GIVEN INSTRUCTION:
Restate the span of lines that starts with the line containing "Write a Python" and ends with the line containing "plt.rcParams['mathtext.rm'] = 'Liberation", word for word, including both, with nothing else.

DATA LINES:
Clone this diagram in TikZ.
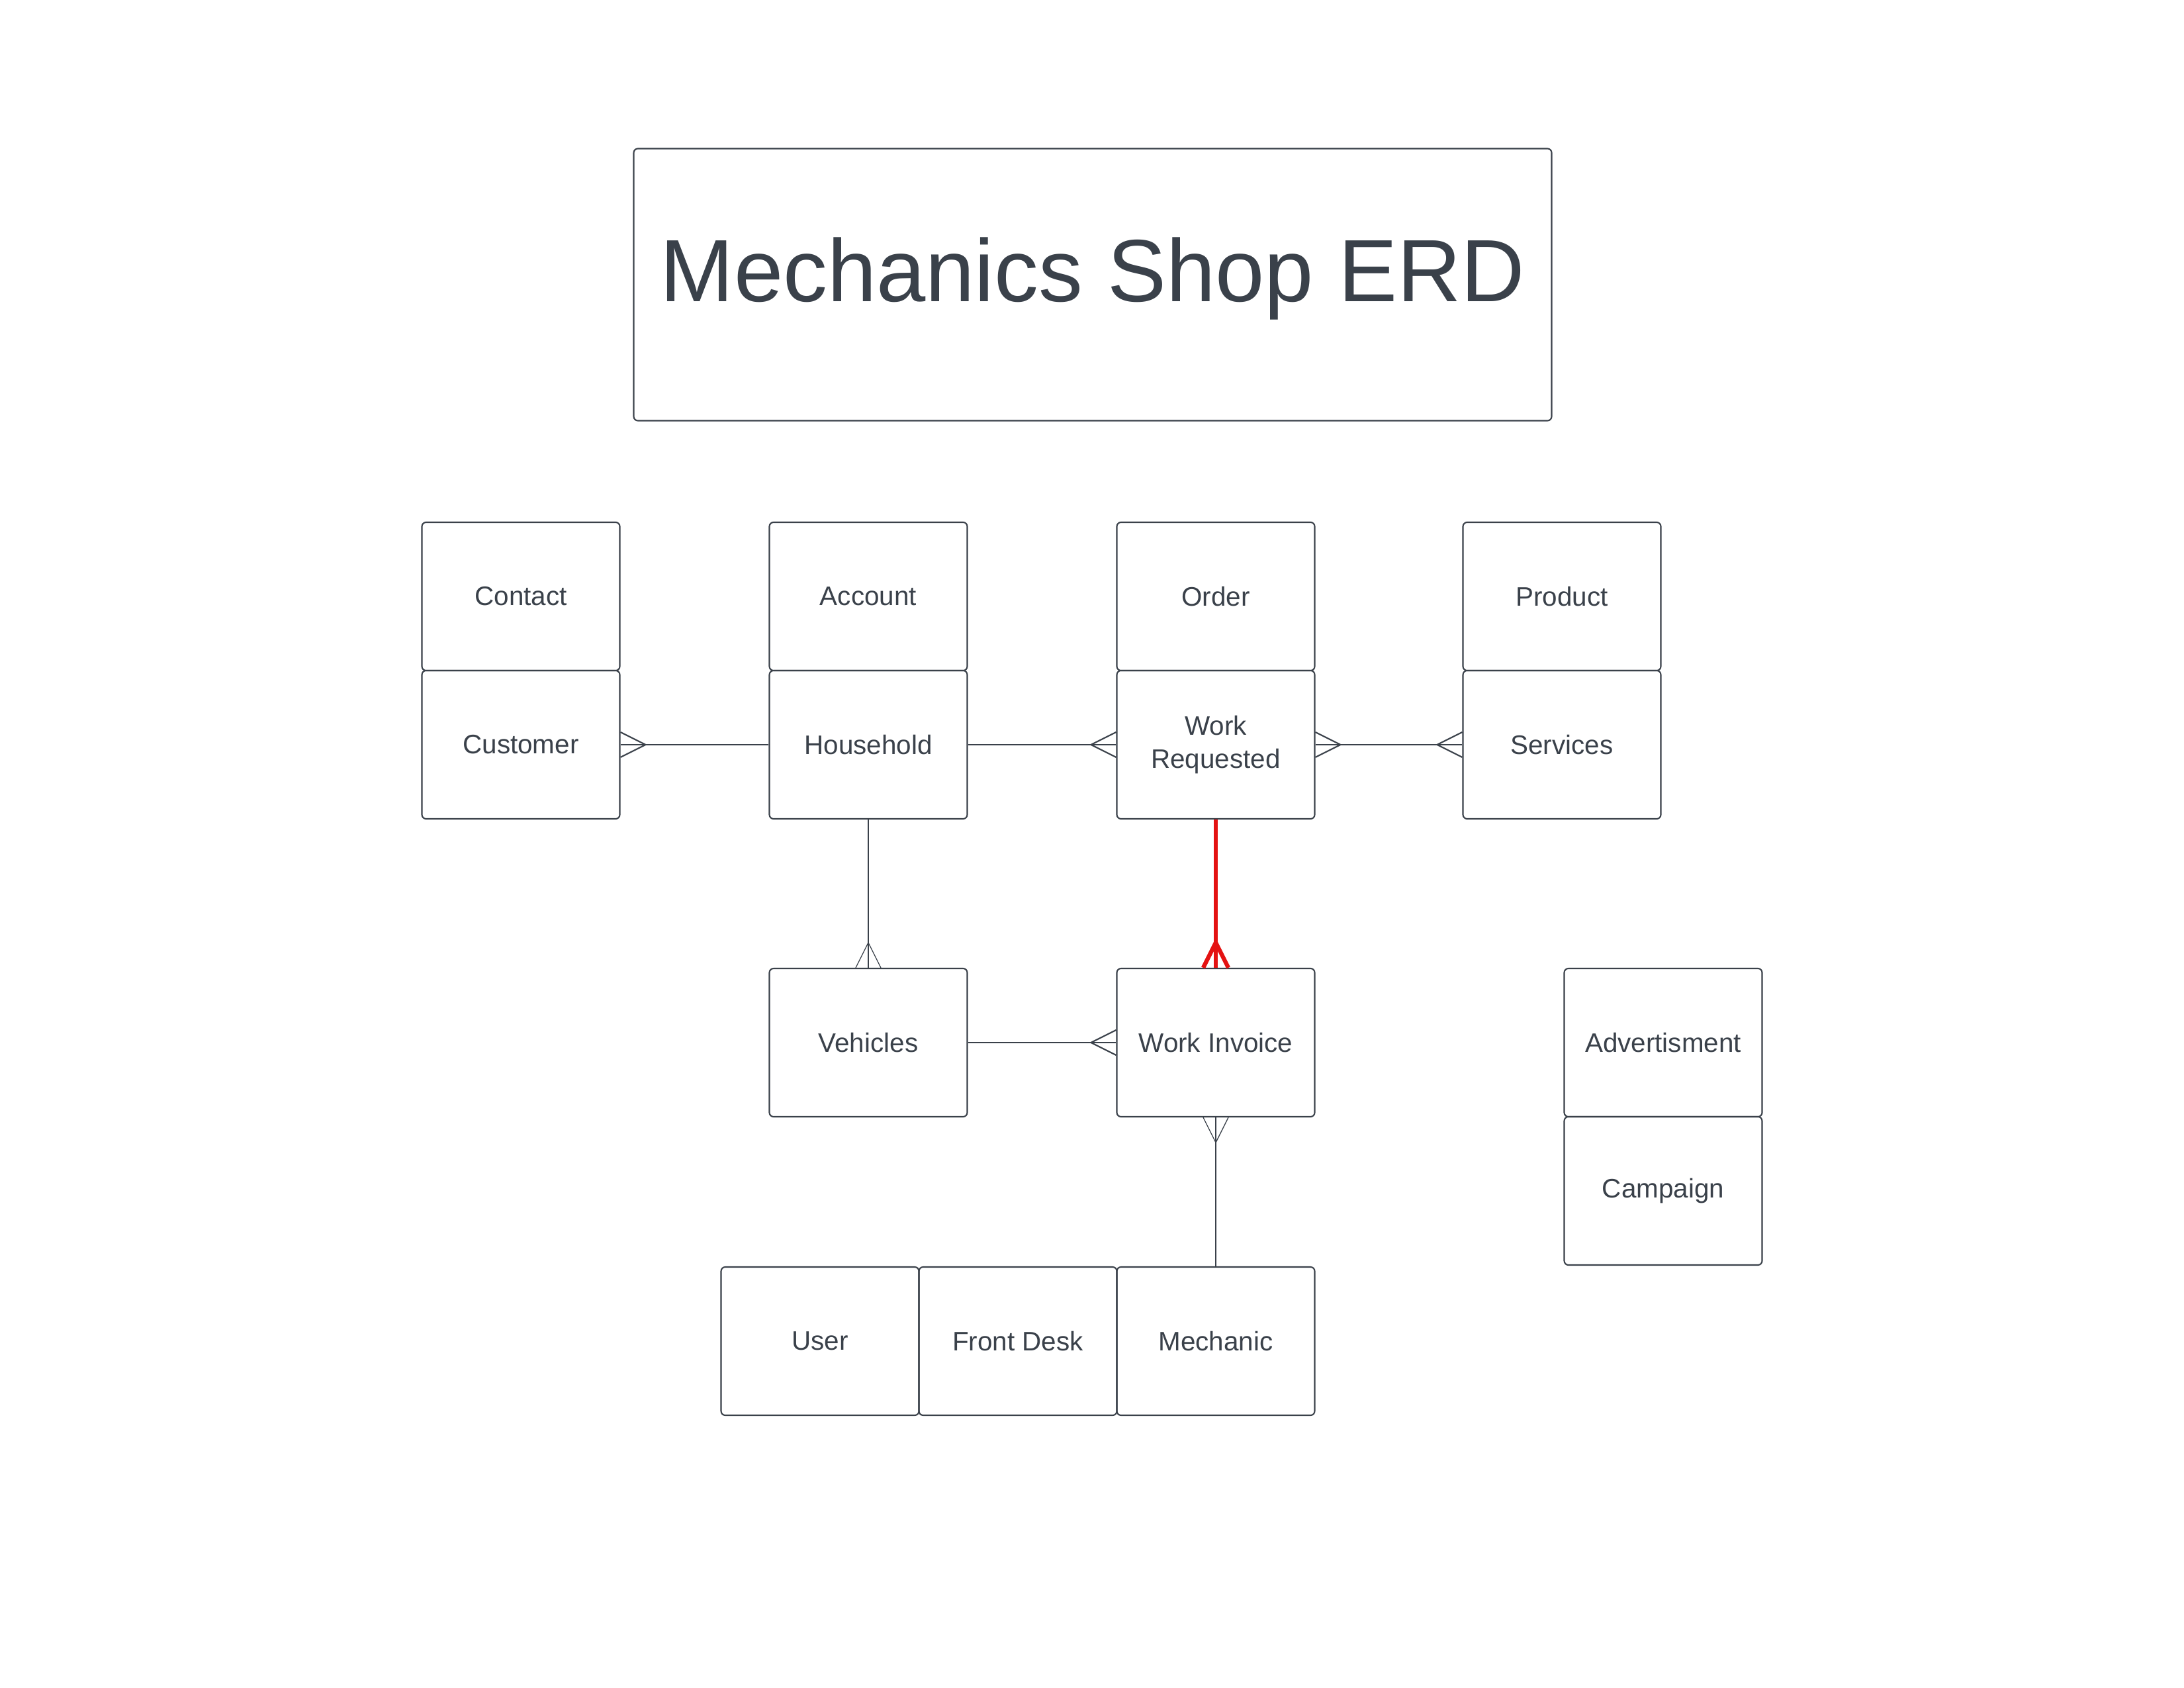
--
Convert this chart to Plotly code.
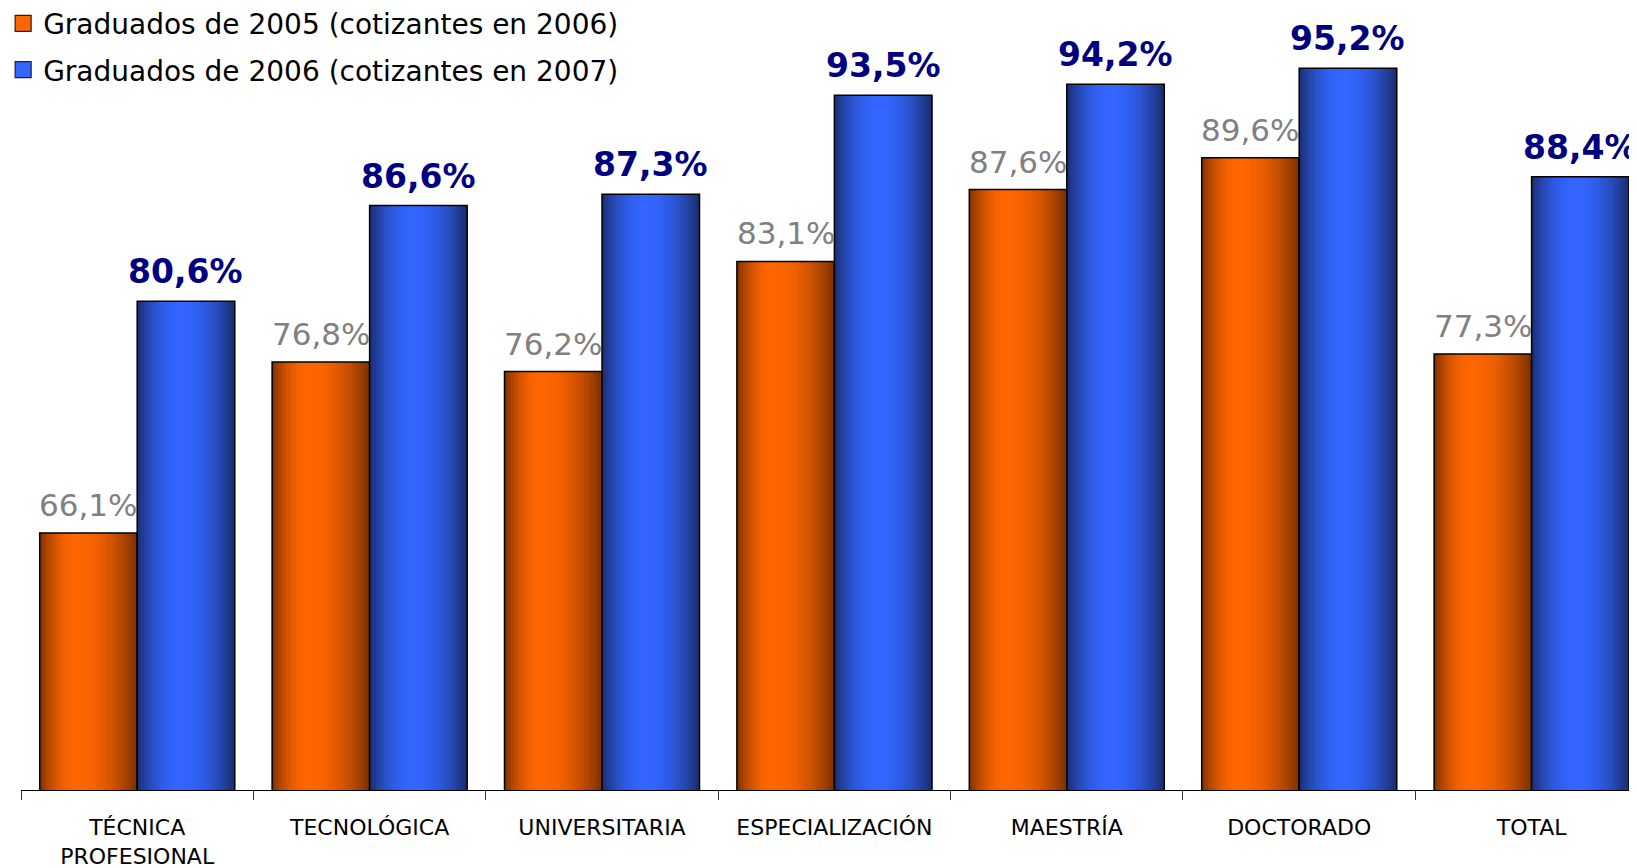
* * *
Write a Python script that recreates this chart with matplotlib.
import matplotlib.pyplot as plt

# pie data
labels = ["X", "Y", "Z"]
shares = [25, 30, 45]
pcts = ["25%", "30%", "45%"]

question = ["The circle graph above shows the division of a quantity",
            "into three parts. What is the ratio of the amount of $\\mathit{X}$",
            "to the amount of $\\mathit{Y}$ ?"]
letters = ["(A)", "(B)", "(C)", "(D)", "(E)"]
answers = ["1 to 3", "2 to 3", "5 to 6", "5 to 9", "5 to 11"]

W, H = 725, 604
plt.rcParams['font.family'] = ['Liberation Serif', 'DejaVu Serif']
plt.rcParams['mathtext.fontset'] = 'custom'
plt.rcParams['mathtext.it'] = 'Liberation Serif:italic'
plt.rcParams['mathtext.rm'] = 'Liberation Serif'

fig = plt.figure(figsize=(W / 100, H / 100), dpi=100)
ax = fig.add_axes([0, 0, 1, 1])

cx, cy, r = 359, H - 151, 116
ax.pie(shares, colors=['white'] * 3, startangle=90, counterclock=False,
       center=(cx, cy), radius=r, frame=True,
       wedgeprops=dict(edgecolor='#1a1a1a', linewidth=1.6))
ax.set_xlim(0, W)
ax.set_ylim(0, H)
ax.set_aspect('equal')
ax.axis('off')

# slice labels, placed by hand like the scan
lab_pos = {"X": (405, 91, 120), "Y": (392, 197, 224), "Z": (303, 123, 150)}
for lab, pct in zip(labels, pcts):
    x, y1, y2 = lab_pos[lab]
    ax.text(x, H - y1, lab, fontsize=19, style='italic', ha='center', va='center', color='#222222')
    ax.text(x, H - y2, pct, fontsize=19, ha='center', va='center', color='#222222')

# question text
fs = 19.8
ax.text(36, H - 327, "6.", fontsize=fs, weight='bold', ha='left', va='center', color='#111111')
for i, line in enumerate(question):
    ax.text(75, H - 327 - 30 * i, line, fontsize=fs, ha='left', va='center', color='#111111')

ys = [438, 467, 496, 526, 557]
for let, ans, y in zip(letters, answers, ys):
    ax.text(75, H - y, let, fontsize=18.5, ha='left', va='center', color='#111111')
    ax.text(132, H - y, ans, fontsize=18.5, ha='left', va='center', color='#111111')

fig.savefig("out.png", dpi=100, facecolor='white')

OUTPUT OF THE EXERCISE:
Write a Python script that recreates this chart with matplotlib.
import matplotlib.pyplot as plt

# pie data
labels = ["X", "Y", "Z"]
shares = [25, 30, 45]
pcts = ["25%", "30%", "45%"]

question = ["The circle graph above shows the division of a quantity",
            "into three parts. What is the ratio of the amount of $\\mathit{X}$",
            "to the amount of $\\mathit{Y}$ ?"]
letters = ["(A)", "(B)", "(C)", "(D)", "(E)"]
answers = ["1 to 3", "2 to 3", "5 to 6", "5 to 9", "5 to 11"]

W, H = 725, 604
plt.rcParams['font.family'] = ['Liberation Serif', 'DejaVu Serif']
plt.rcParams['mathtext.fontset'] = 'custom'
plt.rcParams['mathtext.it'] = 'Liberation Serif:italic'
plt.rcParams['mathtext.rm'] = 'Liberation Serif'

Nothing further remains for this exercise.